Economists have warned that the cuts McCarthy and his team have been proposing would cause severe economic damage, even assuming that the worst didn’t happen and they didn’t let the nation go into default. The “dramatic reduction in government spending” Republicans are pushing could trigger “a recession in 2024, costing the economy 2.6 million jobs at the worst of the downturn and pushing unemployment to a peak of near 6%,” Moody’s economists have warned.

So Republicans could force an economic disaster on Biden’s watch either way if they cause a debt ceiling crash, or if they force their budget cuts through. It’s a win-win for the Republicans in their nihilistic thinking.

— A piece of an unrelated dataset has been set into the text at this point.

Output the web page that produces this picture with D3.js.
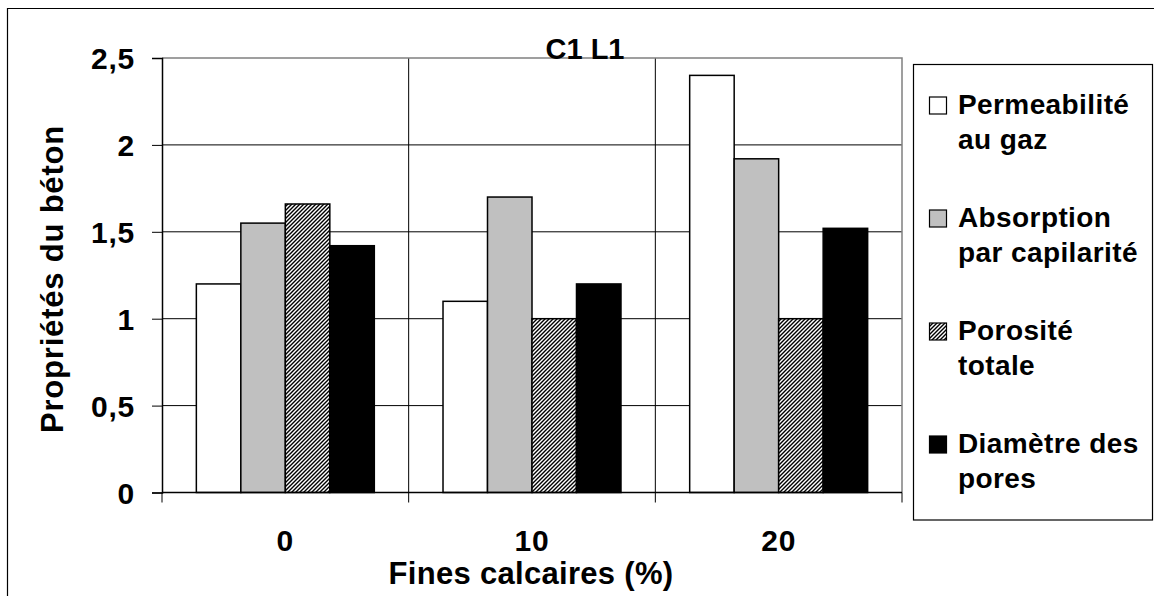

The statutory limit set by Congress was actually reached back in January when Treasury Secretary Janet Yellen informed Congress that the department was going to start taking “extraordinary measures” to keep making debt payments. Those measures were expected to last for anywhere from six to nine months, but they have an expiration date depending on any emergency or unexpected spending that arises and how much revenue is brought in this spring in taxes.

Potentially lower tax returns could move that deadline up into the first few weeks of June, Goldman Sachs economists warned Tuesday. “The greatest source of uncertainty regarding the deadline is April tax receipts, which we have expected to be weak as a result of reduced capital gains-related taxes,” the Goldman Sachs team said. They said that as of April 14, tax revenues were 40% lower than the same month last year. That’s a significantly larger decrease than they predicted previously, when they estimated an August deadline.

So, yes, there’s some urgency here. Which might be part of what’s behind McCarthy’s extremely optimistic goal of having the bill pass by the end of the next week with 218 Republican votes. He’s not going to find any Democrats willing to help him, and he’s already got both the Freedom Caucus and the bipartisan Problem Solvers Caucus asserting their power to withhold votes.

The second group will likely fold pretty quickly, but if the Freedom Caucus doesn’t get their way, McCarthy’s plans will fail. If the Freedom Caucus does get their way, however, he could lose the support of some of the swing-state freshmen Republicans.

Now would be a really good time for the White House to be coming up with the best way possible for Biden to use his executive authority to solve the problem.